А в 1906 году Гапон в письме министру внутренних дел Дурново называет 9 января всего лишь роковым недоразумением, получает амнистию и пытается восстановить свои рабочие союзы при сотрудничестве с Министерством внутренних дел. Во время последней встречи с эсером и членом "Боевой организации" Рутенбергом он признается ему в двойной игре с правительством и его противниками, то есть берет на себя то, в чем впоследствии будет разоблачен провокатор Азеф.
Если верить Рутенбергу, то Гапон якобы признался, что выдал его министру Дурново, оправдывая это "двойной игрой", предлагая и Рутенбергу "стать сотрудником полиции для целей партии". По сигналу Рутенберга в комнату вошли рабочие и задушили Гапона. Позднее Рутенберг оправдывался тем, что приказ об уничтожении Гапона был дан Азефом, приказания которого для членов "Боевой организации" требовали безотлагательного исполнения.

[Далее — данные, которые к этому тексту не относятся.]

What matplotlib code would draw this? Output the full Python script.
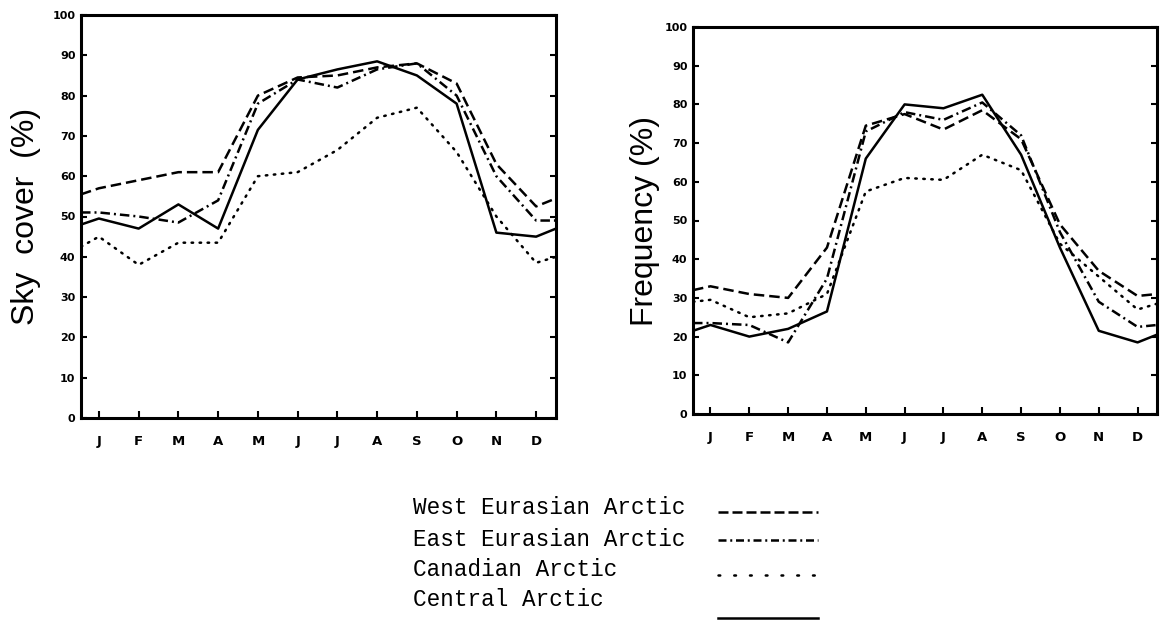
import matplotlib
matplotlib.use("Agg")
import matplotlib.pyplot as plt
from matplotlib.lines import Line2D
import numpy as np

months = ["J", "F", "M", "A", "M", "J", "J", "A", "S", "O", "N", "D"]
series_names = ["West Eurasian Arctic", "East Eurasian Arctic", "Canadian Arctic", "Central Arctic"]

# Sky cover (%) - left panel
sky_west_eur = [57, 59, 61, 61, 80, 84.5, 85, 87, 88, 83, 63, 52.5]
sky_east_eur = [51, 50, 48.5, 54, 78, 84, 82, 86.5, 88, 80, 60, 49]
sky_canadian = [45, 38, 43.5, 43.5, 60, 61, 66.5, 74.5, 77, 66, 50, 38.5]
sky_central = [49.5, 47, 53, 47, 71.5, 84, 86.5, 88.5, 85, 78, 46, 45]
# values where each curve meets the left / right frame
sky_left_edge = [55.5, 51, 42.5, 48]
sky_right_edge = [54.5, 49, 40, 47]

# Frequency (%) - right panel
freq_west_eur = [33, 31, 30, 43, 74.5, 77.5, 73.5, 78.5, 71, 49, 37, 30.5]
freq_east_eur = [23.5, 23, 18.5, 35, 73, 78, 76, 80.5, 72, 47, 29, 22.5]
freq_canadian = [29.5, 25, 26, 31, 57.5, 61, 60.5, 67, 63, 44, 35.5, 27]
freq_central = [23, 20, 22, 26.5, 66, 80, 79, 82.5, 67, 43, 21.5, 18.5]
freq_left_edge = [32, 23.5, 29, 21.5]
freq_right_edge = [31, 23, 28.5, 20.5]

LW = 1.8
styles = [
    dict(linestyle=(0, (4.2, 2.0))),
    dict(linestyle=(0, (3.8, 1.6, 0.8, 1.6))),
    dict(linestyle=(0, (0.6, 2.6)), dash_capstyle="round"),
    dict(linestyle="-"),
]
legend_styles = [
    dict(linestyle=(0, (4.0, 1.6))),
    dict(linestyle=(0, (3.2, 1.5, 0.8, 1.5))),
    dict(linestyle=(0, (0.7, 5.6)), dash_capstyle="round"),
    dict(linestyle="-"),
]

XLIM = (0.55, 12.5)

fig = plt.figure(figsize=(11.61, 6.22), dpi=100)
ax1 = fig.add_axes([81 / 1161, 1 - 418 / 622, 475 / 1161, 403 / 622])
ax2 = fig.add_axes([693 / 1161, 1 - 414 / 622, 464 / 1161, 387 / 622])

def draw(ax, data, left_edge, right_edge, ylabel, label_x):
    x = np.arange(1, 13)
    for vals, le, re, st in zip(data, left_edge, right_edge, styles):
        xs = np.concatenate([[XLIM[0]], x, [XLIM[1]]])
        ys = np.concatenate([[le], vals, [re]])
        ax.plot(xs, ys, color="black", lw=LW, **st)
    ax.set_xlim(*XLIM)
    ax.set_ylim(0, 100)
    ax.set_xticks(x)
    ax.set_xticklabels(months, fontweight="bold", fontsize=9.5)
    ax.set_yticks(np.arange(0, 101, 10))
    ax.set_yticklabels([str(v) for v in range(0, 101, 10)], fontweight="bold", fontsize=8)
    ax.tick_params(axis="x", direction="in", length=5, width=1.5, pad=12, top=False)
    ax.tick_params(axis="y", direction="in", length=4, width=1.5, pad=4, right=True)
    for s in ax.spines.values():
        s.set_linewidth(2.2)
    ax.set_ylabel(ylabel, fontsize=23, family="Liberation Sans")
    ax.yaxis.set_label_coords(label_x, 0.5)

draw(ax1, [sky_west_eur, sky_east_eur, sky_canadian, sky_central],
     sky_left_edge, sky_right_edge, "Sky  cover  (%)", -0.085)
draw(ax2, [freq_west_eur, freq_east_eur, freq_canadian, freq_central],
     freq_left_edge, freq_right_edge, "Frequency (%)", -0.072)

# legend (text left, line sample right)
text_y = [508, 539, 570, 600]
line_y = [512, 540, 575, 618]
for name, ty, ly, st in zip(series_names, text_y, line_y, legend_styles):
    fig.text(413 / 1161, 1 - ty / 622, name, family="Liberation Mono", fontsize=16.3,
             va="center", ha="left")
    fig.add_artist(Line2D([718 / 1161, 818 / 1161], [1 - ly / 622] * 2,
                          transform=fig.transFigure, color="black", lw=LW, **st))

fig.savefig("out.png", dpi=100)
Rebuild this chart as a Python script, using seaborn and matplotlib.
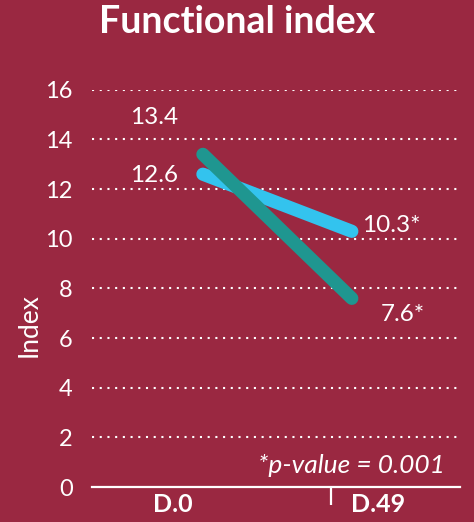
import pandas as pd
import seaborn as sns
import matplotlib.pyplot as plt

# chart data
days = ["D.0", "D.49"]
group_a = [12.6, 10.3]   # light blue line
group_b = [13.4, 7.6]    # teal line
labels_a = ["12.6", "10.3*"]
labels_b = ["13.4", "7.6*"]
y_ticks = [0, 2, 4, 6, 8, 10, 12, 14, 16]

bg = "#9A2841"
blue = "#33C3EE"
teal = "#1F9690"
fw = "normal"

df = pd.DataFrame({
    "day": days * 2,
    "value": group_a + group_b,
    "group": ["A"] * 2 + ["B"] * 2,
})

sns.set_style("white")
plt.rcParams["font.family"] = ["Lato", "DejaVu Sans"]

fig = plt.figure(figsize=(4.74, 5.22), dpi=100, facecolor=bg)
ax = fig.add_axes([0.194, 0.067, 0.776, 0.761])
ax.set_facecolor(bg)

sns.lineplot(data=df, x="day", y="value", hue="group",
             palette={"A": blue, "B": teal}, linewidth=9.5,
             legend=False, ax=ax)
for ln in ax.get_lines():
    ln.set_solid_capstyle("round")

ax.set_xlim(-0.745, 1.725)
ax.set_ylim(0, 16)

# dotted grid
for y in y_ticks[1:]:
    ax.axhline(y, color="white", lw=1.5, ls=(0, (1, 2.7)), zorder=0)

for s in ["top", "right", "left"]:
    ax.spines[s].set_visible(False)
ax.spines["bottom"].set_color("white")
ax.spines["bottom"].set_linewidth(1.6)

ax.set_yticks(y_ticks)
ax.set_yticklabels([str(v) for v in y_ticks])
ax.tick_params(axis="y", length=0, pad=14, labelcolor="white", labelsize=17)
for t in ax.get_yticklabels():
    t.set_fontweight(fw)

ax.set_xticks([-0.2, 1.174])
ax.set_xticklabels(days, fontweight="bold", fontsize=18, color="white")
ax.tick_params(axis="x", which="major", bottom=False, length=0, pad=4)
ax.set_xticks([0.86], minor=True)
ax.tick_params(axis="x", which="minor", bottom=True, length=13, width=1.6,
               color="white")
ax.set_xlabel("")

ax.set_ylabel("Index", color="white", fontsize=19, fontweight=fw)
ax.yaxis.set_label_coords(-0.138, 0.408)

# value labels
ax.text(-0.33, group_b[0] + 1.5, labels_b[0], color="white", fontsize=17.5,
        fontweight=fw, ha="center", va="center")
ax.text(-0.33, group_a[0] - 0.05, labels_a[0], color="white", fontsize=17.5,
        fontweight=fw, ha="center", va="center")
ax.text(1.07, group_a[1] + 0.25, labels_a[1], color="white", fontsize=17.5,
        fontweight=fw, ha="left", va="center")
ax.text(1.34, group_b[1] - 0.65, labels_b[1], color="white", fontsize=17.5,
        fontweight=fw, ha="center", va="center")

ax.text(1.625, 0.85, "*p-value = 0.001", color="white", fontsize=19,
        fontstyle="italic", fontweight=fw, ha="right", va="center")

fig.text(0.5, 0.958, "Functional index", color="white", fontsize=27,
         fontweight="bold", ha="center", va="center")

fig.savefig("out.png", dpi=100, facecolor=bg)
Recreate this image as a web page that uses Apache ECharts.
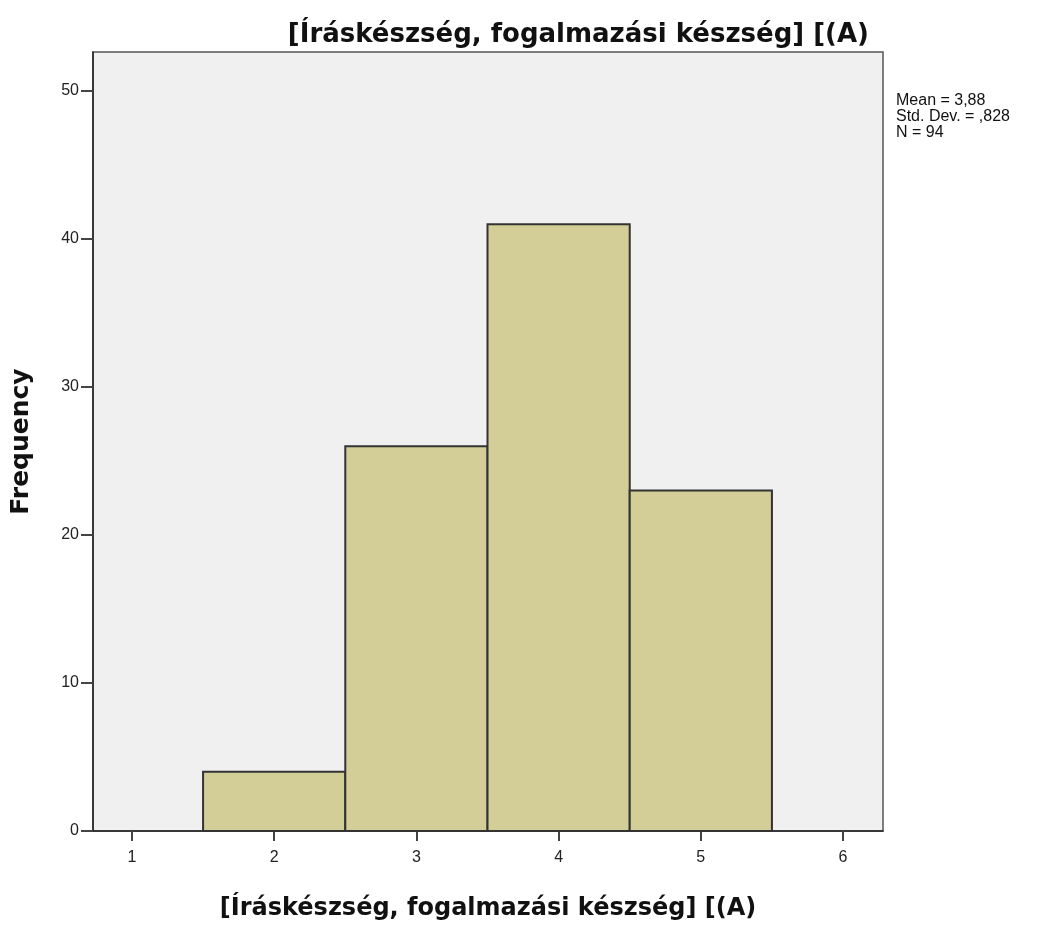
<!DOCTYPE html>
<html>
<head>
<meta charset="utf-8">
<script src="https://cdn.jsdelivr.net/npm/echarts@6/dist/echarts.min.js"></script>
<style>
  html, body { margin: 0; padding: 0; background: #fff; }
  #chart { width: 1050px; height: 926px; }
</style>
</head>
<body>
<div id="chart"></div>
<script>
// histogram bins (lower edge, upper edge) and counts
const binStart = [1.5, 2.5, 3.5, 4.5];
const binEnd = [2.5, 3.5, 4.5, 5.5];
const counts = [4, 26, 41, 23];
const xTicks = [1, 2, 3, 4, 5, 6];
const yTicks = [0, 10, 20, 30, 40, 50];
const statsLines = ['Mean = 3,88', 'Std. Dev. = ,828', 'N = 94'];
const titleText = '[Íráskészség, fogalmazási készség] [(A)';

const chart = echarts.init(document.getElementById('chart'));
const font = '"Liberation Sans", Arial, sans-serif';
const boldFont = '"DejaVu Sans", sans-serif';

const option = {
    animation: false,
    backgroundColor: '#fff',
    title: {
        text: titleText,
        right: 176,
        top: 17,
        textStyle: { fontFamily: boldFont, fontSize: 26, fontWeight: 'bold', color: '#111' }
    },
    graphic: [{
        type: 'text',
        left: 896,
        top: 93,
        style: {
            text: statsLines.join('\n'),
            font: '16px ' + font,
            lineHeight: 16,
            fill: '#111'
        }
    }],
    grid: {
        left: 93, top: 52, width: 790, height: 781,
        show: true,
        backgroundColor: '#f0f0f0',
        borderColor: '#555',
        borderWidth: 1.5
    },
    xAxis: {
        type: 'value',
        min: 0.726,
        max: 6.281,
        name: titleText,
        nameLocation: 'middle',
        nameGap: 66,
        nameTextStyle: { fontFamily: boldFont, fontSize: 24, fontWeight: 'bold', color: '#111' },
        axisLine: { show: true, lineStyle: { color: '#222', width: 1.5 } },
        axisTick: { show: true, customValues: xTicks, length: 10, lineStyle: { color: '#444', width: 2 } },
        axisLabel: { customValues: xTicks, fontFamily: font, fontSize: 16, color: '#222', margin: 19 },
        splitLine: { show: false }
    },
    yAxis: {
        type: 'value',
        min: 0,
        max: 52.63,
        name: 'Frequency',
        nameLocation: 'middle',
        nameGap: 59,
        nameRotate: 90,
        nameTextStyle: { fontFamily: boldFont, fontSize: 25, fontWeight: 'bold', color: '#111' },
        axisLine: { show: true, lineStyle: { color: '#222', width: 1.5 } },
        axisTick: { show: true, customValues: yTicks, length: 12, lineStyle: { color: '#444', width: 2 } },
        axisLabel: { customValues: yTicks, fontFamily: font, fontSize: 16, color: '#222', margin: 14 },
        splitLine: { show: false }
    },
    series: [{
        type: 'custom',
        data: counts.map((c, i) => [binStart[i], binEnd[i], c]),
        encode: { x: [0, 1], y: 2 },
        renderItem: function (params, api) {
            const p0 = api.coord([api.value(0), api.value(2)]);
            const p1 = api.coord([api.value(1), 0]);
            return {
                type: 'rect',
                shape: { x: p0[0], y: p0[1], width: p1[0] - p0[0], height: p1[1] - p0[1] },
                style: { fill: '#d3ce97', stroke: '#333', lineWidth: 2 }
            };
        }
    }]
};

chart.setOption(option);
</script>
</body>
</html>
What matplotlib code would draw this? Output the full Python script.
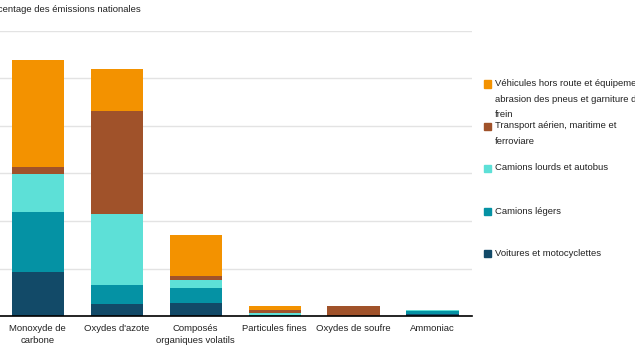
import matplotlib
matplotlib.use("Agg")
import matplotlib.pyplot as plt
import numpy as np

plt.rcParams['font.family'] = ['Liberation Sans', 'DejaVu Sans']

categories = ["Monoxyde de\ncarbone", "Oxydes d'azote", "Composés\norganiques volatils",
              "Particules fines", "Oxydes de soufre", "Ammoniac"]
series_names = ["Voitures et motocyclettes", "Camions légers", "Camions lourds et autobus",
                "Transport aérien, maritime et\nferroviare",
                "Véhicules hors route et équipement,\nabrasion des pneus et garniture de\nfrein"]
voitures = [9.2, 2.5, 2.7, 0.1, 0.0, 0.5]
camions_legers = [12.7, 4.0, 3.2, 0.1, 0.0, 0.5]
camions_lourds = [8.0, 15.0, 1.6, 0.5, 0.0, 0.2]
transport = [1.4, 21.6, 1.0, 0.5, 2.1, 0.0]
hors_route = [22.6, 8.8, 8.5, 0.8, 0.0, 0.1]
colors = ["#124a68", "#0592a4", "#5de0d7", "#a0522a", "#f39200"]
yticks = [0, 10, 20, 30, 40, 50, 60]

fig = plt.figure(figsize=(6.35, 3.57), dpi=100)
W, H = 635, 357
ax = fig.add_axes([-1.8 / W, 1 - 316 / H, 473.8 / W, (316 - 31) / H])

x = np.arange(len(categories))
bottom = np.zeros(len(categories))
for vals, col, name in zip([voitures, camions_legers, camions_lourds, transport, hors_route],
                           colors, series_names):
    ax.bar(x, vals, 0.66, bottom=bottom, color=col, label=name, zorder=3)
    bottom += np.array(vals)

ax.set_xlim(-0.5, 5.5)
ax.set_ylim(0, 60)
ax.set_yticks(yticks)
ax.yaxis.grid(True, color="#e3e3e3", linewidth=1.0, zorder=0)
ax.set_axisbelow(True)
for s in ["top", "right", "left"]:
    ax.spines[s].set_visible(False)
ax.spines["bottom"].set_color("black")
ax.spines["bottom"].set_linewidth(1.2)
ax.spines["bottom"].set_zorder(5)
ax.tick_params(axis="y", left=False, labelleft=False)
ax.tick_params(axis="x", bottom=False, pad=2.5)
ax.set_xticks(x)
ax.set_xticklabels(categories, fontsize=6.8, color="#222222", linespacing=1.45)

fig.text(-22 / W, 1 - 9 / H, "Pourcentage des émissions nationales", fontsize=6.8,
         color="#222222", va="center", ha="left")

# legend (drawn manually, clipped at right edge like the reference)
leg_y = [253, 211, 168, 126, 84]
for yy, col, name in zip(leg_y, colors, series_names):
    fig.patches.append(plt.Rectangle(((484) / W, 1 - (yy + 3.5) / H), 7 / W, 7 / H,
                                     transform=fig.transFigure, color=col, figure=fig))
    fig.text(495 / W, 1 - (yy - 4.5) / H, name, fontsize=6.8, color="#222222",
             va="top", ha="left", linespacing=1.9)

fig.savefig("out.png", dpi=100)
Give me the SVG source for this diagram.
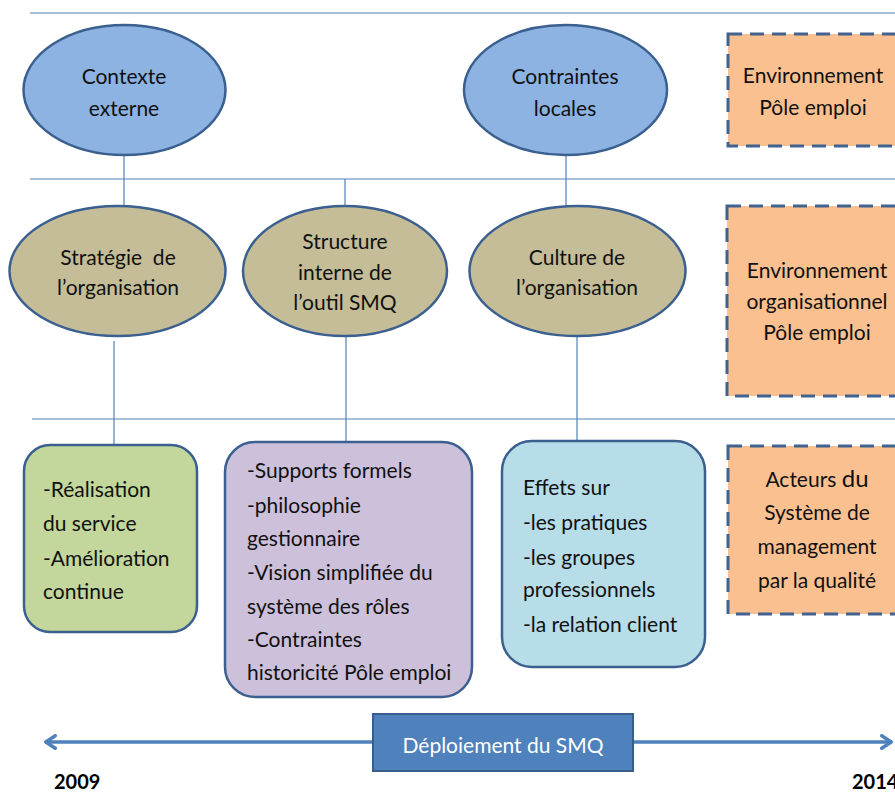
<svg xmlns="http://www.w3.org/2000/svg" width="895" height="793" viewBox="0 0 895 793">
  <style>
    .t { font-family: Lato, "Liberation Sans", sans-serif; font-size: 21px; fill: #111; }
    .c { text-anchor: middle; }
    .w { fill: #ffffff; }
    .y { font-weight: bold; font-size: 20px; fill: #000; }
    .ell-blue { fill: #8db3e2; stroke: #3b5f8e; stroke-width: 2.5; }
    .ell-khaki { fill: #c4bd97; stroke: #3b5f8e; stroke-width: 2.5; }
    .dash { fill: #fac090; stroke: #41628f; stroke-width: 3; stroke-dasharray: 14 8; }
    .sep { stroke: #4f81bd; stroke-width: 1.2; fill: none; }
    .link { stroke: #4f81bd; stroke-width: 1.2; fill: none; }
    .box { stroke: #3b5f8e; stroke-width: 2.5; }
  </style>
  <defs>
    <marker id="chev" viewBox="0 0 10 10" refX="8.5" refY="5" markerWidth="4.5" markerHeight="4.5" orient="auto-start-reverse" markerUnits="strokeWidth">
      <path d="M 2 1 L 8 5 L 2 9" fill="none" stroke="#4f81bd" stroke-width="2.2" stroke-linecap="round" stroke-linejoin="round"/>
    </marker>
  </defs>
  <rect width="895" height="793" fill="#ffffff"/>

  <g id="separators">
    <line class="sep" x1="30" y1="13" x2="895" y2="13"/>
    <line class="sep" x1="30" y1="179" x2="895" y2="179"/>
    <line class="sep" x1="32" y1="419" x2="895" y2="419"/>
  </g>

  <g id="connectors">
    <line class="link" x1="124" y1="155" x2="124" y2="206"/>
    <line class="link" x1="566" y1="155" x2="566" y2="206"/>
    <line class="link" x1="345" y1="179" x2="345" y2="206"/>
    <line class="link" x1="114" y1="341" x2="114" y2="446"/>
    <line class="link" x1="346" y1="336" x2="346" y2="441"/>
    <line class="link" x1="577" y1="336" x2="577" y2="441"/>
  </g>

  <g id="contexte-externe">
    <ellipse class="ell-blue" cx="124.5" cy="90" rx="101" ry="65"/>
    <text class="t c" x="124" y="84">Contexte</text>
    <text class="t c" x="124" y="116">externe</text>
  </g>

  <g id="contraintes-locales">
    <ellipse class="ell-blue" cx="565.5" cy="90" rx="101.5" ry="65"/>
    <text class="t c" x="565" y="84">Contraintes</text>
    <text class="t c" x="565" y="116">locales</text>
  </g>

  <g id="env-pole-emploi">
    <rect class="dash" x="728" y="34" width="180" height="112"/>
    <text class="t c" x="813" y="83">Environnement</text>
    <text class="t c" x="813" y="115">Pôle emploi</text>
  </g>

  <g id="strategie">
    <ellipse class="ell-khaki" cx="117.5" cy="271" rx="108" ry="65"/>
    <text class="t c" x="118" y="265" xml:space="preserve">Stratégie  de</text>
    <text class="t c" x="118" y="295">l’organisation</text>
  </g>

  <g id="structure">
    <ellipse class="ell-khaki" cx="345" cy="271" rx="102" ry="65"/>
    <text class="t c" x="345" y="249">Structure</text>
    <text class="t c" x="345" y="280">interne de</text>
    <text class="t c" x="345" y="310">l’outil SMQ</text>
  </g>

  <g id="culture">
    <ellipse class="ell-khaki" cx="577.5" cy="271" rx="108" ry="65"/>
    <text class="t c" x="577" y="265">Culture de</text>
    <text class="t c" x="577" y="295">l’organisation</text>
  </g>

  <g id="env-organisationnel">
    <rect class="dash" x="727" y="206" width="180" height="190"/>
    <text class="t c" x="817" y="278">Environnement</text>
    <text class="t c" x="817" y="309">organisationnel</text>
    <text class="t c" x="817" y="340">Pôle emploi</text>
  </g>

  <g id="realisation">
    <rect class="box" x="24" y="445" width="173" height="187" rx="26" fill="#c3d69b"/>
    <text class="t" x="43" y="497">-Réalisation</text>
    <text class="t" x="43" y="531">du service</text>
    <text class="t" x="43" y="566">-Amélioration</text>
    <text class="t" x="43" y="599">continue</text>
  </g>

  <g id="supports">
    <rect class="box" x="225" y="442" width="247" height="255" rx="30" fill="#ccc0da"/>
    <text class="t" x="247" y="478">-Supports formels</text>
    <text class="t" x="247" y="513">-philosophie</text>
    <text class="t" x="247" y="546">gestionnaire</text>
    <text class="t" x="247" y="580">-Vision simplifiée du</text>
    <text class="t" x="247" y="614">système des rôles</text>
    <text class="t" x="247" y="647">-Contraintes</text>
    <text class="t" x="247" y="680">historicité Pôle emploi</text>
  </g>

  <g id="effets">
    <rect class="box" x="502" y="441" width="203" height="226" rx="30" fill="#b7dde8"/>
    <text class="t" x="523" y="495">Effets sur</text>
    <text class="t" x="523" y="530">-les pratiques</text>
    <text class="t" x="523" y="565">-les groupes</text>
    <text class="t" x="523" y="597">professionnels</text>
    <text class="t" x="523" y="632">-la relation client</text>
  </g>

  <g id="acteurs">
    <rect class="dash" x="728" y="446" width="180" height="168"/>
    <text class="t c" x="817" y="487">Acteurs <tspan font-size="24">du</tspan></text>
    <text class="t c" x="817" y="520">Système de</text>
    <text class="t c" x="817" y="554">management</text>
    <text class="t c" x="817" y="588">par la qualité</text>
  </g>

  <g id="timeline">
    <line x1="45" y1="742" x2="892" y2="742" stroke="#4f81bd" stroke-width="3.5" marker-start="url(#chev)" marker-end="url(#chev)"/>
  </g>

  <g id="deploiement">
    <rect x="373" y="714" width="260" height="57" fill="#4f81bd" stroke="#385d8a" stroke-width="2"/>
    <text class="t c w" x="503" y="753">Déploiement du SMQ</text>
  </g>

  <g id="years">
    <text class="t y" x="54" y="789">2009</text>
    <text class="t y" x="852" y="789">2014</text>
  </g>
</svg>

Рабочие же из непосредственного окружения Гапона в его предательство не поверили. Карелин, например, считает убийство делом рук Азефа, "ибо Гапон знал про службу Азефа в полиции".
Отношение рабочих к Гапону характеризуют и надписи на венках, возложенных на его могилу: "Спи спокойно, убит обманутый друзьями. Пройдут годы, тебя народ поймет, оценит, и будет слава вечная твоя".
Дело Гапона пережило его: в 1906 году профсоюзы по рекомендации фабричных инспекторов были наконец легализованы. Но если до 9 января рабочие организации, такие, как гапоновские в Петербурге и зубатовские в Москве, Западном крае и Одессе, были промонархическими, то Кровавое воскресенье бросило рабочее движение уже в объятия революционных партий.